Wilsbacher informed me that records state that the Fox Movietone New York office received the undeveloped footage from their Los Angeles cameraman, Blaine Walker, “November 27th-23.” The punch record created by the office after the film was developed also dates to late November 1923. While Walker could have shot the footage months earlier, his job as Fox’s Los Angeles newsreel photographer was to capture and send newsworthy footage to New York as soon as possible for exclusives.
From further research this week, I discovered this somewhat grainy image in the Nov. 16, 1923, Hollywood newspaper, Hollywood Leaves, displaying a photograph of the Hollywood Hills visible from the tower of the Hollywood Athletic Club. It appears that the sign is only partially constructed, as it looks like only an H, and O, are visible in the upper left side of the hill.

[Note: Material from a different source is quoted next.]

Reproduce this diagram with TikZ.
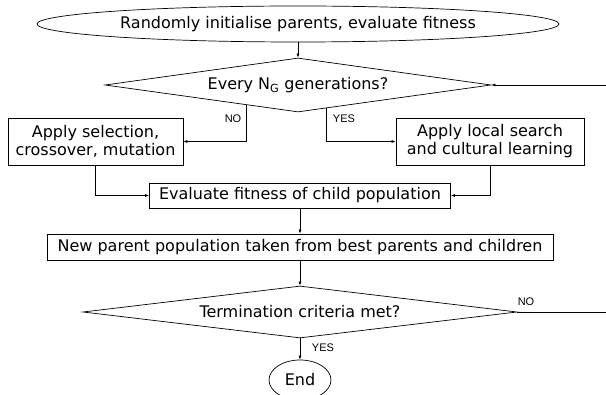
\documentclass[tikz,border=0pt]{standalone}
\usepackage{fontspec}
\setmainfont{DejaVu Sans}
\newfontfamily\labelfont{Liberation Sans}
\usepackage{tikz}
\usetikzlibrary{shapes.geometric,arrows.meta}

\begin{document}
\begin{tikzpicture}[x=1pt, y=-1pt, line width=0.7pt,
    box/.style={draw, rectangle, inner sep=0pt, align=center, font=\fontsize{16}{18}\selectfont},
    choice/.style={draw, diamond, aspect=7, inner sep=0pt, font=\fontsize{16}{18}\selectfont},
    oval/.style={draw, ellipse, inner sep=0pt, font=\fontsize{16}{18}\selectfont},
    lab/.style={font=\labelfont\fontsize{11}{12}\selectfont, inner sep=0pt},
    >={Latex[length=4pt, width=3pt]}]
    \useasboundingbox (0,0) rectangle (606,395);
    \node[oval, minimum width=522pt, minimum height=36pt, inner xsep=-6pt] (init) at (298,24) {Randomly initialise parents, evaluate fitness};
    \node[choice, minimum width=386pt, minimum height=54pt] (every) at (298,85) {Every N\textsubscript{G} generations?};
    \node[box, minimum width=175pt, minimum height=47pt] (select) at (95.5,141.5) {Apply selection,\\crossover, mutation};
    \node[box, minimum width=188pt, minimum height=47pt] (learn) at (490,141.5) {Apply local search\\and cultural learning};
    \node[box, minimum width=301pt, minimum height=25pt] (evaluate) at (300,195.5) {Evaluate fitness of child population};
    \node[box, minimum width=506pt, minimum height=26pt] (newpop) at (300,247) {New parent population taken from best parents and children};
    \node[choice, minimum width=434pt, minimum height=52pt] (term) at (300,312) {Termination criteria met?};
    \node[oval, minimum width=62pt, minimum height=40pt] (stop) at (300,380) {End};
    \coordinate (loopin) at (606,85);
    \coordinate (loopout) at (606,312);
    \node[lab] (no1) at (233,119) {NO};
    \node[lab] (yes1) at (344,119) {YES};
    \node[lab] (yes2) at (323,348) {YES};
    \node[lab] (no2) at (526,302) {NO};
    \draw[->] (init) -- (every);
    \draw[->] (loopin) -- (every.east);
    \draw[->] (every.201.8) |- (select.east);
    \draw[->] (every.321.7) |- (learn.west);
    \draw[->] (select.south) |- (evaluate.west);
    \draw[->] (learn.south) |- (evaluate.east);
    \draw[->] (evaluate) -- (newpop);
    \draw[->] (newpop) -- (term);
    \draw[->] (term) -- (stop);
    \draw (term.east) -- (loopout);
\end{tikzpicture}
\end{document}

Walker had served as a newsreel cameraman since at least 1922, per the Los Angeles Times, which also calls him the Pacific Coast manager of Fox News. By 1937, he retired from the newsreel business and served as the president of Culver City’s Chamber of Commerce. In 1938, he and the Exposition and Museum Corp. announced plans to hopefully build a $1-million “motion picture exposition and museum” at Culver and Overland boulevards. Architectural firm Walker and Eisen had drawn up plans, and the corporation had submitted grant proposals to the Public Works Administration and Works Progress Administration for much of the funds.